Stark: Different beliefs, different destinations. I cannot tell before the end. Should the worst befall - you will not be alone. (The theology here is a little suspect, but I still like the scene.)

Cyntrina: You're scary looking.
D'Argo: You should have seen my father.
Cyntrina: My father wasn't scary. My mother says when loved ones die, we must remember them forever.
D'Argo: Well, your mother is right.
Cyntrina: Do you think when I'm dead - someone will remember me?
D'Argo: You know what? I know a secret - that will guarantee it. Make your mark. (He unsheathes a small knife and gives it to her.) Carve it into the stone. That way, in the future, anyone that reads it will think of Cyntrina. (Awwwwww.)

(During the heat of battle...)
John: Two guns, Aeryn! We only have two guns!
Aeryn: Well, make it look like more!
John: How?
Aeryn: Well, keep firing, running forwards and backwards, and pretend you're an army!

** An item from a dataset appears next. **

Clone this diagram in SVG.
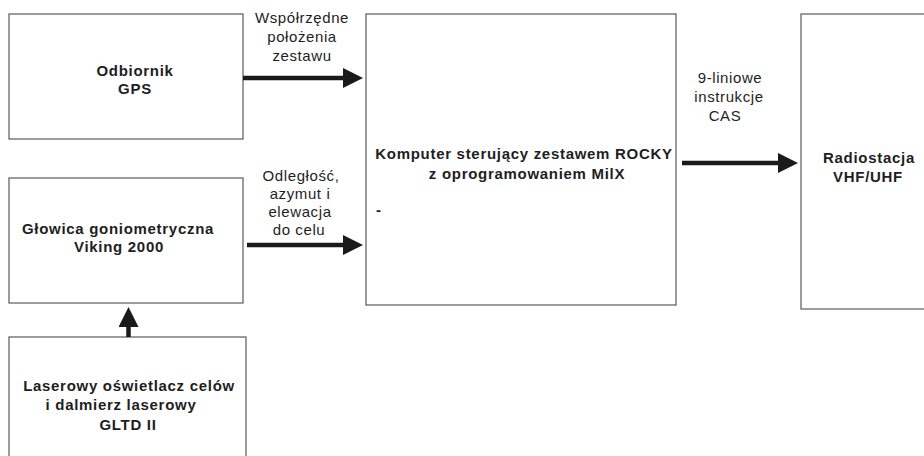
<svg xmlns="http://www.w3.org/2000/svg" width="924" height="456" viewBox="0 0 924 456">
<style>
.box{fill:#fff;stroke:#5a5a5a;stroke-width:1.2}
.t{font-family:"Liberation Sans",Arial,sans-serif;font-size:15px;fill:#1e1e1e;text-anchor:middle;letter-spacing:0.7px}
.b{font-weight:bold}
.lbl{letter-spacing:0.6px}
.c{stroke:#1a1a1a;stroke-width:4.5;fill:none;marker-end:url(#ah)}
</style>
<defs>
<marker id="ah" viewBox="0 -10 20 20" refX="0" refY="0" markerWidth="20" markerHeight="20" markerUnits="userSpaceOnUse" orient="auto">
<path d="M0,-10 L20,0 L0,10 z" fill="#1a1a1a"/>
</marker>
</defs>
<rect width="924" height="456" fill="#fff"/>
<g id="gps">
<rect class="box" x="9" y="14" width="234" height="125"/>
<text class="t b" x="135" y="76">Odbiornik</text>
<text class="t b" x="135" y="94">GPS</text>
</g>
<g id="glowica">
<rect class="box" x="9" y="178" width="234" height="125"/>
<text class="t b" x="118" y="234">Głowica goniometryczna</text>
<text class="t b" x="119" y="252">Viking 2000</text>
</g>
<g id="laser">
<rect class="box" x="9" y="337" width="237" height="125"/>
<text class="t b" x="129" y="391">Laserowy oświetlacz celów</text>
<text class="t b" x="121" y="410">i dalmierz laserowy</text>
<text class="t b" x="128" y="430">GLTD II</text>
</g>
<g id="komputer">
<rect class="box" x="366" y="14" width="310" height="291"/>
<text class="t b" x="524" y="159">Komputer sterujący zestawem ROCKY</text>
<text class="t b" x="527" y="179">z oprogramowaniem MilX</text>
<text class="t b" x="376" y="215" style="text-anchor:start">-</text>
</g>
<g id="radio">
<rect class="box" x="801" y="14" width="130" height="295"/>
<text class="t b" x="869" y="163">Radiostacja</text>
<text class="t b" x="868" y="182">VHF/UHF</text>
</g>
<g id="connectors">
<line class="c" x1="243" y1="78" x2="343" y2="78"/>
<line class="c" x1="247" y1="245" x2="343" y2="245"/>
<line class="c" x1="128.5" y1="337" x2="128.5" y2="327"/>
<line class="c" x1="682" y1="163" x2="778" y2="163"/>
</g>
<g id="labels">
<text class="t lbl" x="302" y="23">Współrzędne</text>
<text class="t lbl" x="302" y="42">położenia</text>
<text class="t lbl" x="302" y="61">zestawu</text>
<text class="t lbl" x="301" y="181">Odległość,</text>
<text class="t lbl" x="300" y="199">azymut i</text>
<text class="t lbl" x="300" y="217">elewacja</text>
<text class="t lbl" x="299" y="235">do celu</text>
<text class="t lbl" x="730" y="83">9-liniowe</text>
<text class="t lbl" x="729" y="102">instrukcje</text>
<text class="t lbl" x="725" y="121">CAS</text>
</g>
</svg>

John: (sarcastic) Oh, yeah! That's gonna work! (LOL!)

John: I screwed up.
Aeryn: You - We - did what we could.
John: Why would they do that? What's the point?

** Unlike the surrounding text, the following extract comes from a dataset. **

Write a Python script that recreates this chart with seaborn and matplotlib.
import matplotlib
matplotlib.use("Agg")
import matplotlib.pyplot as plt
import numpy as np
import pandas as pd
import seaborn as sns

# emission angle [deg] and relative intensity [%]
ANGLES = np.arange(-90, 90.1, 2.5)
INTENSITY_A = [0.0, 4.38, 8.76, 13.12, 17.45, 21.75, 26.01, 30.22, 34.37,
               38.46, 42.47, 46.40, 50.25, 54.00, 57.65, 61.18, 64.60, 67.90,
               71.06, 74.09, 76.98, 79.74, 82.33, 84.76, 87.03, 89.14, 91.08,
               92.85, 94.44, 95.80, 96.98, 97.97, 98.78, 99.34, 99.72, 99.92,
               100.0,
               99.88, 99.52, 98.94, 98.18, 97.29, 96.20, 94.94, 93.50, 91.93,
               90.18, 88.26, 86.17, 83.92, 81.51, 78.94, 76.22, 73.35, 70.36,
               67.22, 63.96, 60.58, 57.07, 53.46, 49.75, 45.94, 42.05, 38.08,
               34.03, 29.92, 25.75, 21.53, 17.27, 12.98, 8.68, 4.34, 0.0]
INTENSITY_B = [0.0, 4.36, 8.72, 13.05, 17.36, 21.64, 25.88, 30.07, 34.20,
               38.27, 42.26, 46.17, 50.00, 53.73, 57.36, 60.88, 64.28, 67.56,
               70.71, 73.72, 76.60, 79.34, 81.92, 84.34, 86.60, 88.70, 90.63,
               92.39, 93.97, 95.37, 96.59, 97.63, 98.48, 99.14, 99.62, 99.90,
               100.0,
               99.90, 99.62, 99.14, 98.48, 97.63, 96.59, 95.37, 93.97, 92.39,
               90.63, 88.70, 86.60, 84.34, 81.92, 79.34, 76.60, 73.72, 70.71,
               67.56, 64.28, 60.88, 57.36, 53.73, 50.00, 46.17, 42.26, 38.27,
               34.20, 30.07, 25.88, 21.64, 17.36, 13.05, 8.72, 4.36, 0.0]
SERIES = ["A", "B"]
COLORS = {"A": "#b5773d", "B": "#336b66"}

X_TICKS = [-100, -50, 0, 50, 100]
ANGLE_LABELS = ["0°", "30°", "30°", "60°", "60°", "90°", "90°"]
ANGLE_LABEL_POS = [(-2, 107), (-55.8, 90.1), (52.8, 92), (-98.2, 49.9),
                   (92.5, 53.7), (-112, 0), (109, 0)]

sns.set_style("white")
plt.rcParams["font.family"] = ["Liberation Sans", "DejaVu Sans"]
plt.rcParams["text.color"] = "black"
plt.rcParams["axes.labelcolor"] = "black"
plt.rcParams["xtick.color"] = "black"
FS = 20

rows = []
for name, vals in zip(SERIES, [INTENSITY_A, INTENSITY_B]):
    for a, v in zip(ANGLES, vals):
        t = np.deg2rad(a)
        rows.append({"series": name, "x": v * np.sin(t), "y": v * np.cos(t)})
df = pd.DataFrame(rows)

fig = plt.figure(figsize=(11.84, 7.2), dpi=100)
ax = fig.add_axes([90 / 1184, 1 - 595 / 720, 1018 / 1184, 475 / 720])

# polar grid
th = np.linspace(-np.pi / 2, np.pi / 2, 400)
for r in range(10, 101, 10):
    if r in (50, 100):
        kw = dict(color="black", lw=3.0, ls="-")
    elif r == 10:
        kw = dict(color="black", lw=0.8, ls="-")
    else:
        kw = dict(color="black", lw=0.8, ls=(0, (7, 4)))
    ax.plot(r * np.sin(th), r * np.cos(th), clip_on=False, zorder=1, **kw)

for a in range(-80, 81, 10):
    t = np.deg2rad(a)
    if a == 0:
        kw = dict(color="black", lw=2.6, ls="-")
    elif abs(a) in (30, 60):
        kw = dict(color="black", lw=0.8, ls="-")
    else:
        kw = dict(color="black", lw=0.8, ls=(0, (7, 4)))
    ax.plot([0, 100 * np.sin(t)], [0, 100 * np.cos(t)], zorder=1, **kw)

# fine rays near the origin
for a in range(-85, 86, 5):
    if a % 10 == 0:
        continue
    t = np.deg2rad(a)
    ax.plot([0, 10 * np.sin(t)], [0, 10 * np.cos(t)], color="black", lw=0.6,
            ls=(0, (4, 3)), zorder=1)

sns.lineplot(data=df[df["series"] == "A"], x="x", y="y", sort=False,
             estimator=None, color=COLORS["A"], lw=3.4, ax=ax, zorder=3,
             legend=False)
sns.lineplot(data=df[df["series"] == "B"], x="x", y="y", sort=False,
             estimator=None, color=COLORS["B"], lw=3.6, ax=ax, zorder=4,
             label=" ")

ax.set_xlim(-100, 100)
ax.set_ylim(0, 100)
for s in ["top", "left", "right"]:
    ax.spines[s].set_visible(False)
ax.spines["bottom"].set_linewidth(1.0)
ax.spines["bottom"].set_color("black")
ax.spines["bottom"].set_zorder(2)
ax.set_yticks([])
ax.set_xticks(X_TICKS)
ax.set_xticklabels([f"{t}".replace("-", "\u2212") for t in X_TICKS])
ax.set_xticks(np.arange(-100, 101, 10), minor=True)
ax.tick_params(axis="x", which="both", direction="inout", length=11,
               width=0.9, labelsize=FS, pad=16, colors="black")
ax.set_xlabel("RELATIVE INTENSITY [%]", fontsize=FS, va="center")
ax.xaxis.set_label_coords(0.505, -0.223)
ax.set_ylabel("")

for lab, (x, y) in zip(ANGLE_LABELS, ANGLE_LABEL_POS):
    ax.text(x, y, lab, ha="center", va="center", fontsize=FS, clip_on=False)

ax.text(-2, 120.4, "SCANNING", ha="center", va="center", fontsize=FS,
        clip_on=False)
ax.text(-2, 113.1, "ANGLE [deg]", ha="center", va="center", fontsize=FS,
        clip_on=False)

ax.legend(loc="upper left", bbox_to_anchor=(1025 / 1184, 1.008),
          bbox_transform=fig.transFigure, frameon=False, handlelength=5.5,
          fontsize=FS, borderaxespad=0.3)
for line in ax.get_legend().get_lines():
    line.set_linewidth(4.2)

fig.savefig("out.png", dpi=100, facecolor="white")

Aeryn: There probably was no point. (John looks sorrowfully down at the visor and the scene segues, through its electronic eye, to the changed history of the planet.)
Kelsa: I-I know nothing! They-they just left. I don't know where they are!
Lennok: NO ONE COULD HAVE GOTTEN PAST MY FORCES! TELL ME WHERE THEY ARE! I can't control the Horde unless -
Kelsa: Crichton said that - that they planned to escape from the cliffs but --
Lennok: (cutting her off as his soldiers yell their fury behind him) Too many Veneks have died here! THE BLOOD LUST IS ON THEM! I need to give the Horde something. WHERE ARE THE PULSE WEAPONS THEY FIRED ON US?
Kelsa: Crichton took them! Please! Please! I don't know where they've gone! I don't know! (Lennok's armored soldiers are restless and jostle closer as he tries to hold them back.)
Kelsa: I don't know! I don't know! (She screams.) CRICHTON! (Her screams seem to inflame the Venek soldiers, and they push forward. Cyntrina and the other nurses begin to scream with terror as well.)
Lennok: NO! NOT YET!
(But, alas, the Jocacean nurses are slaughtered, and it's all because of John and the others. What a great ending.)